Example: Slack's Positioning Evolution
Early Positioning (2013-2014):
- Statement: "For teams tired of email overload, Slack is a team communication tool that organizes conversations in channels, making collaboration faster and more organized. Unlike email, which is cluttered and hard to search, Slack makes it easy to find information and keep everyone on the same page."
- Category: "Email Replacement" / "Team Collaboration Hub"
- Key Differentiator: Organized channels vs. messy email threads
- Result: This positioning resonated strongly. Everyone understood "email is broken," and Slack offered a clear alternative. They grew from 0 to 1M+ daily active users in under 2 years.

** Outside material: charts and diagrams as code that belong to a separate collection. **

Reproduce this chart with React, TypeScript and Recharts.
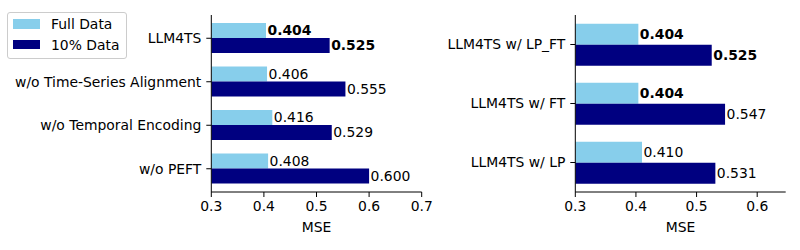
import React from 'react';
import { BarChart, Bar, XAxis, YAxis, LabelList } from 'recharts';

const leftCategories = ['LLM4TS', 'w/o Time-Series Alignment', 'w/o Temporal Encoding', 'w/o PEFT'];
const leftFull = [0.404, 0.406, 0.416, 0.408];
const leftTen = [0.525, 0.555, 0.529, 0.6];
const leftFullBold = [true, false, false, false];
const leftTenBold = [true, false, false, false];

const rightCategories = ['LLM4TS w/ LP_FT', 'LLM4TS w/ FT', 'LLM4TS w/ LP'];
const rightFull = [0.404, 0.404, 0.41];
const rightTen = [0.525, 0.547, 0.531];
const rightFullBold = [true, true, false];
const rightTenBold = [true, false, false];

const leftTicks = [0.3, 0.4, 0.5, 0.6, 0.7];
const rightTicks = [0.3, 0.4, 0.5, 0.6];

const FULL_COLOR = '#87CEEB';
const TEN_COLOR = '#000080';
const FONT = 'DejaVu Sans, sans-serif';
const FS = 13.9;

const leftData = leftCategories.map((c, i) => ({ name: c, full: leftFull[i], ten: leftTen[i] }));
const rightData = rightCategories.map((c, i) => ({ name: c, full: rightFull[i], ten: rightTen[i] }));

const makeLabel = (bold: boolean[]) => (props: any) => {
  const { x, y, width, height, value, index } = props;
  return (
    <text
      x={Number(x) + Number(width) + 1.5}
      y={Number(y) + Number(height) / 2}
      dy="0.355em"
      textAnchor="start"
      fontSize={FS}
      fontFamily={FONT}
      fontWeight={bold[index] ? 'bold' : 'normal'}
      fill="#000"
    >
      {Number(value).toFixed(3)}
    </text>
  );
};

const tickStyle = { fill: '#000', fontSize: FS, fontFamily: FONT };

function Panel(props: {
  data: any[];
  width: number;
  yWidth: number;
  marginRight: number;
  domain: [number, number];
  ticks: number[];
  fullBold: boolean[];
  tenBold: boolean[];
  pad: number;
}) {
  const { data, width, yWidth, marginRight, domain, ticks, fullBold, tenBold, pad } = props;
  return (
    <BarChart
      width={width}
      height={250}
      data={data}
      layout="vertical"
      margin={{ top: 15, right: marginRight, bottom: 18, left: 0 }}
      barCategoryGap="15%"
      barGap={0}
      style={{ fontFamily: FONT }}
    >
      <XAxis
        type="number"
        domain={domain}
        ticks={ticks}
        allowDataOverflow
        height={40}
        tick={tickStyle}
        tickSize={5}
        tickMargin={4}
        axisLine={{ stroke: '#000' }}
        tickLine={{ stroke: '#000' }}
        tickFormatter={(v: number) => v.toFixed(1)}
        label={{ value: 'MSE', position: 'insideBottom', offset: 0, fill: '#000', fontSize: FS, fontFamily: FONT }}
      />
      <YAxis
        type="category"
        dataKey="name"
        width={yWidth}
        tick={tickStyle}
        tickSize={5}
        tickMargin={5}
        padding={{ top: pad, bottom: pad }}
        axisLine={{ stroke: '#000' }}
        tickLine={{ stroke: '#000' }}
        interval={0}
      />
      <Bar dataKey="full" fill={FULL_COLOR} isAnimationActive={false}>
        <LabelList dataKey="full" content={makeLabel(fullBold)} />
      </Bar>
      <Bar dataKey="ten" fill={TEN_COLOR} isAnimationActive={false}>
        <LabelList dataKey="ten" content={makeLabel(tenBold)} />
      </Bar>
    </BarChart>
  );
}

export default function App() {
  return (
    <div style={{ position: 'absolute', left: 0, top: 0, width: 800, height: 250, background: '#fff', fontFamily: FONT }}>
      <div style={{ position: 'absolute', left: 0, top: 0 }}>
        <Panel
          data={leftData}
          width={440}
          yWidth={211.3}
          marginRight={18.3}
          domain={[0.3, 0.7]}
          ticks={leftTicks}
          fullBold={leftFullBold}
          tenBold={leftTenBold}
          pad={1.5}
        />
      </div>
      <div style={{ position: 'absolute', left: 440, top: 0 }}>
        <Panel
          data={rightData}
          width={360}
          yWidth={135.3}
          marginRight={14.3}
          domain={[0.3, 0.647]}
          ticks={rightTicks}
          fullBold={rightFullBold}
          tenBold={rightTenBold}
          pad={0}
        />
      </div>
      <div
        style={{
          position: 'absolute',
          left: 7,
          top: 12,
          width: 118,
          height: 45,
          border: '1px solid #cccccc',
          borderRadius: 3,
          background: 'rgba(255,255,255,0.8)',
          fontSize: FS,
          color: '#000',
        }}
      >
        {[
          { label: 'Full Data', color: FULL_COLOR, top: 6 },
          { label: '10% Data', color: TEN_COLOR, top: 26.5 },
        ].map((it) => (
          <div key={it.label} style={{ position: 'absolute', left: 5, top: it.top, height: 10, display: 'flex', alignItems: 'center' }}>
            <div style={{ width: 27, height: 9.5, background: it.color }} />
            <span style={{ marginLeft: 11, whiteSpace: 'nowrap', lineHeight: '10px' }}>{it.label}</span>
          </div>
        ))}
      </div>
    </div>
  );
}
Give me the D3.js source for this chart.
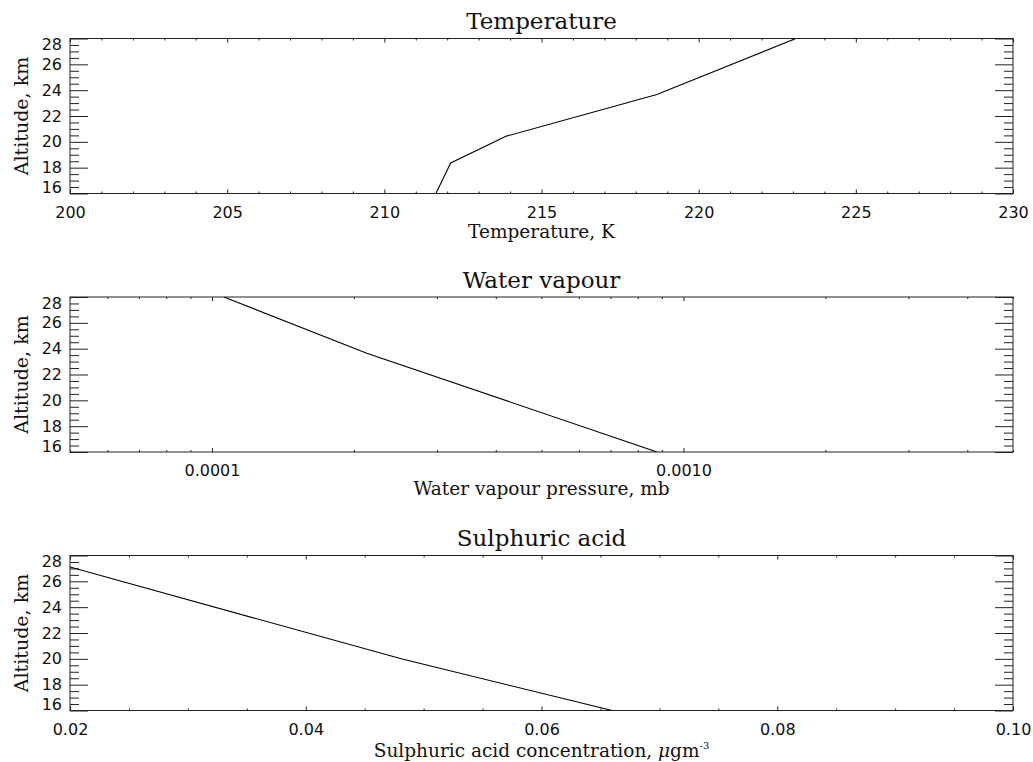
<!DOCTYPE html>
<html>
<head>
<meta charset="utf-8">
<script src="https://cdn.jsdelivr.net/npm/d3@7"></script>
<style>
  html, body { margin: 0; padding: 0; background: #fff; }
  svg { display: block; }
  .ttl { font-family: "DejaVu Serif", serif; fill: #111; }
</style>
</head>
<body>
<svg id="chart" width="1033" height="762"></svg>
<script>
// Altitude profiles
const tempAltitude   = [16, 18.36, 20.43, 23.66, 28];
const temperatureK   = [211.64, 212.11, 213.87, 218.67, 223.09];

const vapourAltitude = [16, 23.65, 28];
const vapourPressure = [0.000879, 0.000213, 0.000106];

const acidAltitude   = [16, 20, 27.11];
const acidConc       = [0.0660, 0.0481, 0.0200];

// Axis ticks and labels
const altitudeMajor  = [16, 18, 20, 22, 24, 26, 28];
const altitudeLabels = ["16", "18", "20", "22", "24", "26", "28"];
const tempMajor      = [200, 205, 210, 215, 220, 225, 230];
const tempLabels     = ["200", "205", "210", "215", "220", "225", "230"];
const vapourMajor    = [0.0001, 0.001];
const vapourLabels   = ["0.0001", "0.0010"];
const acidMajor      = [0.02, 0.04, 0.06, 0.08, 0.10];
const acidLabels     = ["0.02", "0.04", "0.06", "0.08", "0.10"];

const svg = d3.select("#chart");
const left = 70, right = 1013, plotH = 155;

const altMinor = d3.range(16, 28.001, 0.5).filter(v => Math.abs(v % 2) > 1e-6);

function styleAxis(sel) {
  sel.select(".domain").remove();
  sel.selectAll("line").attr("stroke", "#222");
  sel.selectAll("text")
    .attr("font-family", "DejaVu Sans, sans-serif")
    .attr("font-size", 16)
    .attr("fill", "#111");
}

function panel(cfg) {
  const top = cfg.top, bottom = top + plotH;
  const g = svg.append("g");
  const x = cfg.scale.range([left, right]);
  const y = d3.scaleLinear().domain([16, 28]).range([bottom, top]);

  const clipId = "clip" + cfg.id;
  svg.append("clipPath").attr("id", clipId)
    .append("rect").attr("x", left).attr("y", top).attr("width", right - left).attr("height", plotH);

  // frame
  g.append("rect").attr("x", left).attr("y", top).attr("width", right - left).attr("height", plotH)
    .attr("fill", "none").attr("stroke", "#222").attr("stroke-width", 1);

  // bottom x axis with labels
  const fmt = d => cfg.labels[cfg.major.indexOf(d)];
  g.append("g").attr("transform", `translate(0,${bottom})`)
    .call(d3.axisBottom(x).tickValues(cfg.major).tickFormat(fmt).tickSizeInner(-4).tickSizeOuter(0).tickPadding(13))
    .call(styleAxis);
  g.append("g").attr("transform", `translate(0,${bottom})`)
    .call(d3.axisBottom(x).tickValues(cfg.minor).tickFormat("").tickSizeInner(-2).tickSizeOuter(0))
    .call(styleAxis);
  // top x axis
  g.append("g").attr("transform", `translate(0,${top})`)
    .call(d3.axisTop(x).tickValues(cfg.major).tickFormat("").tickSizeInner(-4).tickSizeOuter(0))
    .call(styleAxis);
  g.append("g").attr("transform", `translate(0,${top})`)
    .call(d3.axisTop(x).tickValues(cfg.minor).tickFormat("").tickSizeInner(-2).tickSizeOuter(0))
    .call(styleAxis);

  // left y axis with labels, end labels kept inside the frame
  const yl = g.append("g").attr("transform", `translate(${left},0)`)
    .call(d3.axisLeft(y).tickValues(altitudeMajor)
      .tickFormat(d => altitudeLabels[altitudeMajor.indexOf(d)])
      .tickSizeInner(-18).tickSizeOuter(0).tickPadding(8))
    .call(styleAxis);
  yl.selectAll(".tick text").attr("y", d => {
    const c = Math.min(Math.max(y(d), top + 6.2), bottom - 6);
    return c - y(d);
  });
  g.append("g").attr("transform", `translate(${left},0)`)
    .call(d3.axisLeft(y).tickValues(altMinor).tickFormat("").tickSizeInner(-9).tickSizeOuter(0))
    .call(styleAxis);
  // right y axis
  g.append("g").attr("transform", `translate(${right},0)`)
    .call(d3.axisRight(y).tickValues(altitudeMajor).tickFormat("").tickSizeInner(-18).tickSizeOuter(0))
    .call(styleAxis);
  g.append("g").attr("transform", `translate(${right},0)`)
    .call(d3.axisRight(y).tickValues(altMinor).tickFormat("").tickSizeInner(-9).tickSizeOuter(0))
    .call(styleAxis);

  // profile line
  const pts = cfg.values.map((v, i) => [v, cfg.alt[i]]);
  g.append("path").datum(pts)
    .attr("clip-path", `url(#${clipId})`)
    .attr("fill", "none").attr("stroke", "#000").attr("stroke-width", 1.1)
    .attr("d", d3.line().x(d => x(d[0])).y(d => y(d[1])));

  // titles
  const cx = (left + right) / 2;
  g.append("text").attr("class", "ttl").attr("x", cx).attr("y", top - 9.5)
    .attr("text-anchor", "middle").attr("font-size", 23).text(cfg.title);
  const xt = g.append("text").attr("class", "ttl").attr("x", cx).attr("y", bottom + cfg.xTitleGap)
    .attr("text-anchor", "middle").attr("font-size", 18.5);
  cfg.xTitle(xt);
  g.append("text").attr("class", "ttl")
    .attr("transform", `translate(28,${(top + bottom) / 2}) rotate(-90)`)
    .attr("text-anchor", "middle").attr("font-size", 19).text("Altitude, km");
}

panel({
  id: 1, top: 38.5, title: "Temperature",
  scale: d3.scaleLinear().domain([200, 230]),
  major: tempMajor, labels: tempLabels,
  minor: d3.range(200, 230.001, 1).filter(v => v % 5 !== 0),
  alt: tempAltitude, values: temperatureK, xTitleGap: 44,
  xTitle: t => t.text("Temperature, K")
});

const vapourMinor = [];
[0.00001, 0.0001, 0.001].forEach(dec => d3.range(2, 10).forEach(m => {
  const v = m * dec; if (v > 0.00005 * 0.999 && v < 0.005 * 1.001) vapourMinor.push(v);
}));
panel({
  id: 2, top: 297, title: "Water vapour",
  scale: d3.scaleLog().domain([0.00005, 0.005]),
  major: vapourMajor, labels: vapourLabels,
  minor: vapourMinor,
  alt: vapourAltitude, values: vapourPressure, xTitleGap: 42.5,
  xTitle: t => t.text("Water vapour pressure, mb")
});

panel({
  id: 3, top: 555.5, title: "Sulphuric acid",
  scale: d3.scaleLinear().domain([0.02, 0.10]),
  major: acidMajor, labels: acidLabels,
  minor: d3.range(0.025, 0.1, 0.005).filter(v => Math.abs((v / 0.02) - Math.round(v / 0.02)) > 1e-6),
  alt: acidAltitude, values: acidConc, xTitleGap: 46,
  xTitle: t => {
    t.append("tspan").text("Sulphuric acid concentration, ");
    t.append("tspan").attr("font-style", "italic").text("μ");
    t.append("tspan").text("gm");
    t.append("tspan").attr("font-size", 10).attr("dy", -8).text("-3");
  }
});
</script>
</body>
</html>
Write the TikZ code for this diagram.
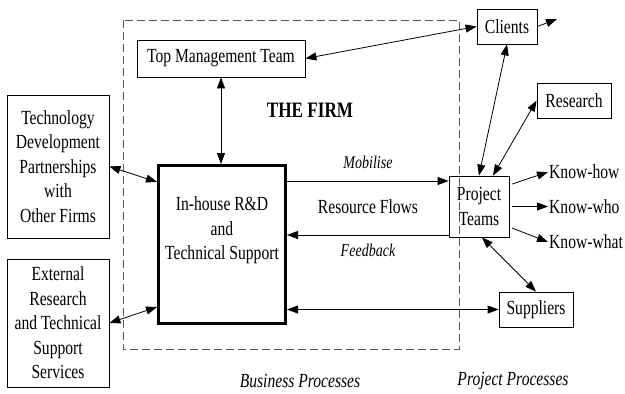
\documentclass[tikz,border=0pt]{standalone}
\usepackage{fontspec}
\setmainfont{Liberation Serif}[FakeStretch=0.78]
\usetikzlibrary{arrows.meta, calc}

\begin{document}
\begin{tikzpicture}[x=1pt, y=-1pt, font=\fontsize{20}{24.5}\selectfont,
    box/.style={draw, black, thin, line width=0.8pt, inner sep=0pt, align=center},
    corebox/.style={draw, black, line width=3pt, inner sep=0pt, align=center},
    firm/.style={draw, black!65, line width=0.8pt, dash pattern=on 8pt off 4pt},
    flow/.style={line width=0.8pt, -{Triangle[length=11pt, width=8pt]}},
    both/.style={line width=0.8pt, {Triangle[length=11pt, width=8pt]}-{Triangle[length=11pt, width=8pt]}},
    lbl/.style={inner sep=1pt, font=\fontsize{18}{20}\selectfont\itshape},
    know/.style={anchor=west, inner sep=1pt},
    ]
    \useasboundingbox (0,0) rectangle (625,394);

    \draw[firm] (123,20) rectangle (459,349);

    \node(tmt)[box, minimum width=168pt, minimum height=37pt] at (221,58.5) {Top Management Team};
    \node(clients)[box, minimum width=60pt, minimum height=35pt] at (507,26.5) {Clients};
    \node(research)[box, minimum width=74pt, minimum height=35pt] at (574,100.5) {Research};
    \node(pt)[box, minimum width=60pt, minimum height=61pt] at (479,206.5) {Project\\Teams};
    \node(suppliers)[box, minimum width=74pt, minimum height=35pt] at (536,309.5) {Suppliers};
    \node(tech)[box, minimum width=102pt, minimum height=143pt] at (58,166.5)
        {Technology\\Development\\Partnerships\\with\\Other Firms};
    \node(ext)[box, minimum width=102pt, minimum height=128pt] at (58,323)
        {External\\Research\\and Technical\\Support\\Services};
    \node(inhouse)[corebox, minimum width=127pt, minimum height=158pt] at (222,244.5)
        {In-house R\&D\\and\\Technical Support\\[8pt]};

    \node(firmname)[font=\fontsize{22}{24}\selectfont\bfseries] at (310,110) {THE FIRM};
    \node(mob)[lbl] at (368,162) {Mobilise};
    \node(resflows) at (368,207) {Resource Flows};
    \node(fb)[lbl] at (368,250) {Feedback};
    \node(bp)[lbl, font=\fontsize{20}{22}\selectfont\itshape] at (300,381) {Business Processes};
    \node(pp)[lbl, font=\fontsize{20}{22}\selectfont\itshape] at (513,381) {Project Processes};

    \node(knowhow)[know] at (548,172) {Know-how};
    \node(knowwho)[know] at (548,206.5) {Know-who};
    \node(knowwhat)[know] at (548,242) {Know-what};

    \coordinate (out) at (557,19);
    \coordinate (mobR) at ([yshift=25.5pt]pt.west);
    \coordinate (fbR) at ([yshift=-28.5pt]pt.west);

    \draw[flow] (clients.east) -- (out);
    \draw[both] (tmt.east) -- (clients.west);
    \draw[both] (tmt.south) -- (tmt.south |- inhouse.north);
    \draw[both] (clients.south) -- (pt.north);
    \draw[both] (research.west) -- ([xshift=14pt]pt.north);
    \draw[both] ([xshift=3pt]pt.south) -- (suppliers.north);
    \draw[both] (tech.east) -- ([yshift=62.5pt]inhouse.west);
    \draw[both] (ext.east) -- ([yshift=-62.5pt]inhouse.west);

    \draw[flow] (mobR -| inhouse.east) -- (mobR);
    \draw[flow] (fbR) -- (fbR -| inhouse.east);
    \draw[both] (suppliers.west -| inhouse.east) -- (suppliers.west);

    \draw[flow, shorten <=3pt] ([yshift=21.5pt]pt.east) -- (knowhow.west);
    \draw[flow, shorten <=3pt] (pt.east) -- (knowwho.west);
    \draw[flow, shorten <=3pt] ([yshift=-20.5pt]pt.east) -- (knowwhat.west);

\end{tikzpicture}
\end{document}
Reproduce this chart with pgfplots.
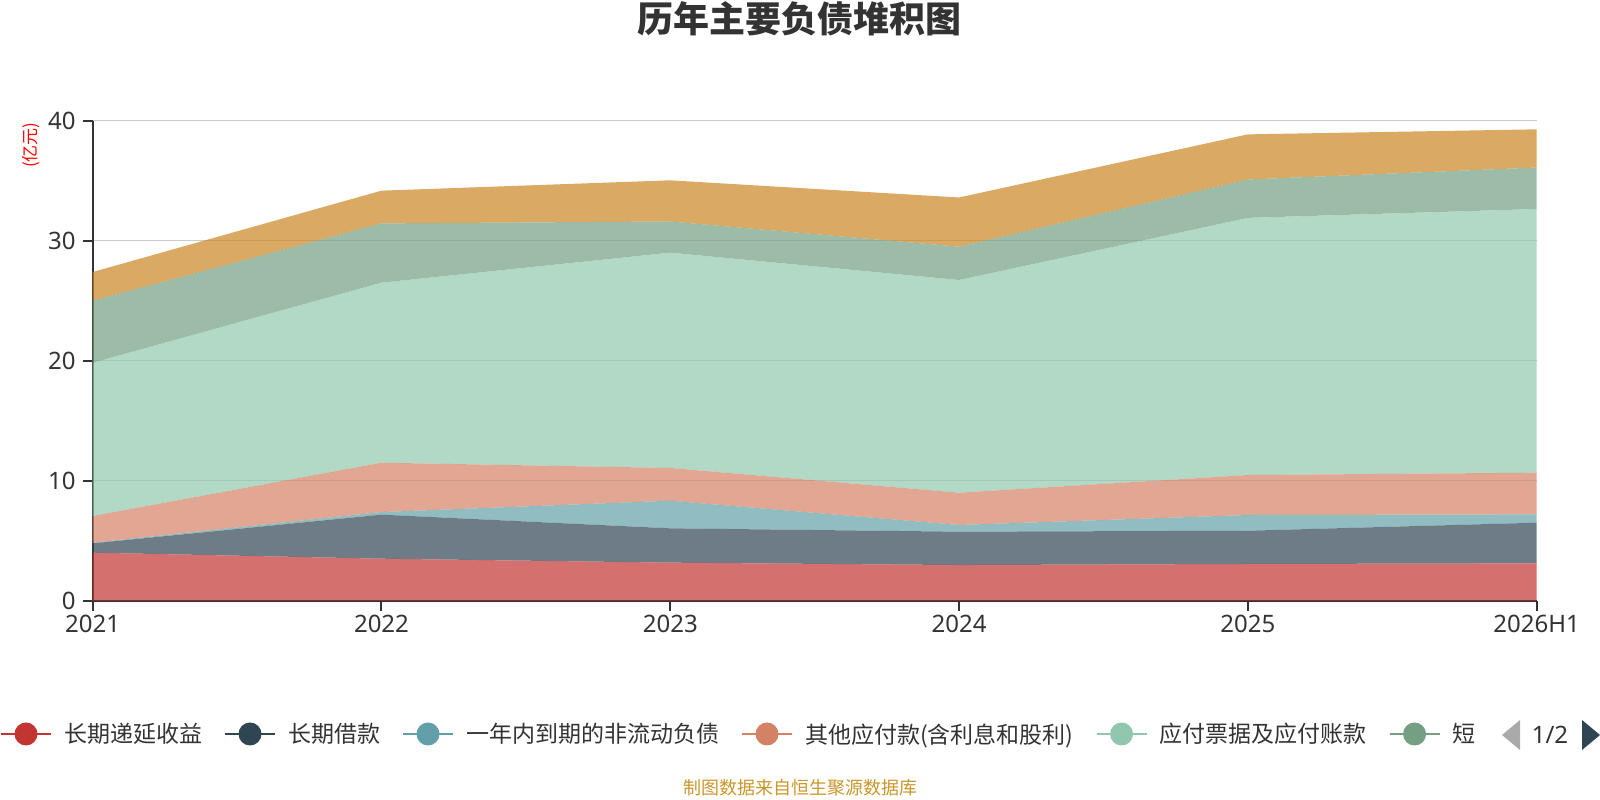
\documentclass[border=0pt]{standalone}
\usepackage{fontspec}
\setmainfont{Noto Sans}
\newfontfamily\cjk{Noto Sans CJK SC}
\usepackage{pgfplots}
\pgfplotsset{compat=1.18}
\definecolor{c1}{HTML}{C23531}
\definecolor{c2}{HTML}{2F4554}
\definecolor{c3}{HTML}{61A0A8}
\definecolor{c4}{HTML}{D48265}
\definecolor{c5}{HTML}{91C7AE}
\definecolor{c6}{HTML}{749F83}
\definecolor{c7}{HTML}{CA8622}
\definecolor{txt}{HTML}{333333}
\definecolor{gridc}{HTML}{CCCCCC}
\definecolor{foot}{HTML}{C9962B}
\definecolor{pgray}{HTML}{AAAAAA}
\pgfplotsset{
  leg/.style={legend image code/.code={
    \draw[draw=#1,line width=2bp,draw opacity=1] (0bp,0bp) -- (50bp,0bp);
    \fill[fill=#1,fill opacity=1] (25bp,0bp) circle (11.5bp);}},
  ar/.style={fill=#1, fill opacity=0.7, draw=none, leg=#1}
}
\begin{document}
\begin{tikzpicture}[x=1bp,y=1bp]
\useasboundingbox (0,0) rectangle (1600,800);
\begin{axis}[
  at={(92.7bp,199.3bp)}, anchor=south west,
  scale only axis, width=1444bp, height=480bp,
  xmin=0, xmax=5, ymin=0, ymax=40,
  stack plots=y,
  xtick={0,1,2,3,4,5},
  xticklabels={2021,2022,2023,2024,2025,2026H1},
  ytick={0,10,20,30,40},
  axis x line*=bottom, axis y line*=left,
  axis line style={draw=txt, line width=2bp, -},
  ymajorgrids=true,
  grid style={draw=gridc, line width=1.5bp},
  tick align=outside, major tick length=10bp,
  tick style={draw=txt, line width=2bp},
  /pgf/number format/assume math mode=true,
  ticklabel style={font=\fontsize{24bp}{28bp}\selectfont, text=txt},
  xticklabel style={inner sep=0pt, yshift=-4bp},
  yticklabel style={inner sep=0pt, xshift=-7bp},
  ylabel={(亿元)},
  ylabel style={at={(axis description cs:-0.0427,0.949)}, anchor=center,
    font=\cjk\fontsize{17bp}{20bp}\selectfont, text=red},
  title={历年主要负债堆积图},
  title style={at={(axis description cs:0.4898,1.1994)}, anchor=center,
    font=\cjk\bfseries\fontsize{36bp}{40bp}\selectfont, text=txt},
  legend columns=-1,
  legend style={at={(axis description cs:-0.0642,-0.2777)}, anchor=west,
    draw=none, fill=none, inner sep=0pt, outer sep=0pt,
    font=\cjk\fontsize{23bp}{27bp}\selectfont, text=txt,
    nodes={inner sep=0pt},
    /tikz/every odd column/.append style={column sep=12bp},
    /tikz/every even column/.append style={column sep=22bp}},
]
\addplot[ar=c1] coordinates {(0,4.00) (1,3.50) (2,3.17) (3,2.97) (4,3.06) (5,3.11)} \closedcycle;
\addplot[ar=c2] coordinates {(0,0.78) (1,3.67) (2,2.86) (3,2.78) (4,2.77) (5,3.39)} \closedcycle;
\addplot[ar=c3] coordinates {(0,0.05) (1,0.22) (2,2.30) (3,0.56) (4,1.31) (5,0.69)} \closedcycle;
\addplot[ar=c4] coordinates {(0,2.23) (1,4.11) (2,2.73) (3,2.69) (4,3.33) (5,3.48)} \closedcycle;
\addplot[ar=c5] coordinates {(0,12.77) (1,15.00) (2,17.94) (3,17.72) (4,21.43) (5,21.97)} \closedcycle;
\addplot[ar=c6] coordinates {(0,5.17) (1,4.94) (2,2.60) (3,2.78) (4,3.20) (5,3.46)} \closedcycle;
\addplot[ar=c7] coordinates {(0,2.39) (1,2.73) (2,3.43) (3,4.10) (4,3.76) (5,3.18)} \closedcycle;
\legend{长期递延收益,长期借款,一年内到期的非流动负债,其他应付款(含利息和股利),应付票据及应付账款,短}
\end{axis}
\fill[white] (1482,40) rectangle (1600,92);
\fill[pgray] (1502,65) -- (1520,80) -- (1520,50) -- cycle;
\fill[c2] (1582,80) -- (1600,65) -- (1582,50) -- cycle;
\node[text=txt, font=\fontsize{24bp}{28bp}\selectfont, inner sep=0pt] at (1550,65) {1/2};
\node[text=foot, font=\cjk\fontsize{18bp}{20bp}\selectfont, inner sep=0pt] at (800,12) {制图数据来自恒生聚源数据库};
\end{tikzpicture}
\end{document}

Evolved Positioning (2016+):
- As competitors emerged (Microsoft Teams), Slack sharpened positioning around integrations and platform: "Where work happens" – emphasizing Slack as the central hub connecting all your tools.
- This repositioned them from just "chat" to "work operating system," expanding the perceived value and justifying enterprise pricing.
Lessons:
- Start with a position that's easy to understand ("replace email")
- As you grow, you can expand positioning ("central hub for all work")
- Always tie positioning to a real pain point customers feel
Outcome
You'll have:
- Clear positioning that differentiates your product in the market
- Aligned teams all telling the same story
- Better conversion as prospects immediately understand your value
- Foundation for all messaging – every marketing campaign, sales pitch, and product update should reinforce your positioning
Strong positioning is the foundation of effective product marketing. It's the lens through which customers understand your value and the basis for all go-to-market decisions.